Mendengar versi ori lagu “Karmila” (1977) oleh Farid Hardja (1960—1998), yang intronya mirip “Peace of Mind” (Boston), dulu saya jengah. Seorang pria dewasa mencumbu gadis kecil sebelas tahun. Farid saat itu 27. Itu jelas bukan pacaran cinta monyet yang dengan bertatap muka dan berpegangan tangan sudah merasa melayang sampai pelangi.

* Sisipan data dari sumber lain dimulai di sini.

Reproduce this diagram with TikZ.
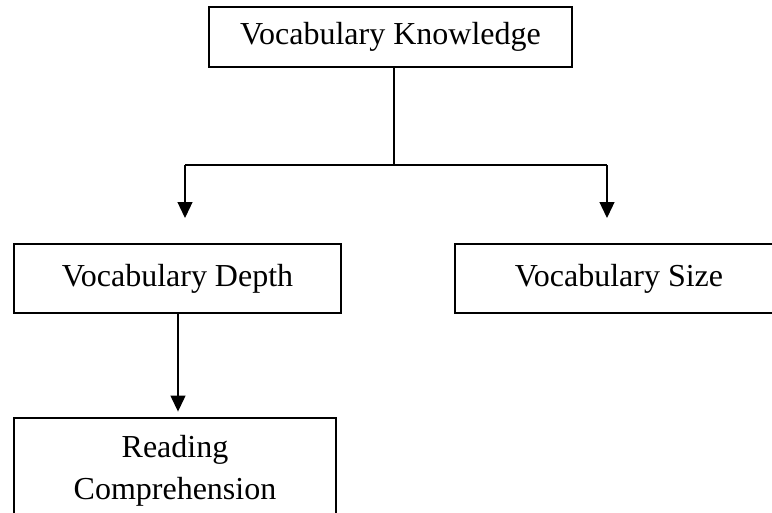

Ku kenal dikau lalu jatuh cinta bagai pertama
dan kucumbu dikau penuh kasih mesra bagai cerita
Kau berulang tahun, kutuang minuman ke dalam gelas
pada saat itu kutahu usiamu baru sebelas
Dalam “Karmila” (Juli, 2024) versi Kadri Mohammad, pengacara sekaligus rocker (atau sebaliknya), usia si gadis dalam lirik sudah direvisi menjadi “tututujuhbelas”. Menurut UU Pelindungan Anak dan UU HAM, di bawah 18 tahun itu masih tergolong anak, belum dewasa.
Baiklah usia 17 berpacaran itu biasa. Komik roman zaman dulu, novel pop, hingga film remaja hari ini punya kisah itu. Romansa yang tertampilkan tak mengarah ke lirik Farid. Kadri (61) mengemas ulang sambil membayangkan keriangan semasa remaja.
Saya tertarik membahas “Karmila” justru karena baru tahu Kadri meng-cover lagu itu setelah saya menengok single baru “Bareh Solok” (Desember, 2024), lagu Minang karya Nuskan Sjarif (1935—2007).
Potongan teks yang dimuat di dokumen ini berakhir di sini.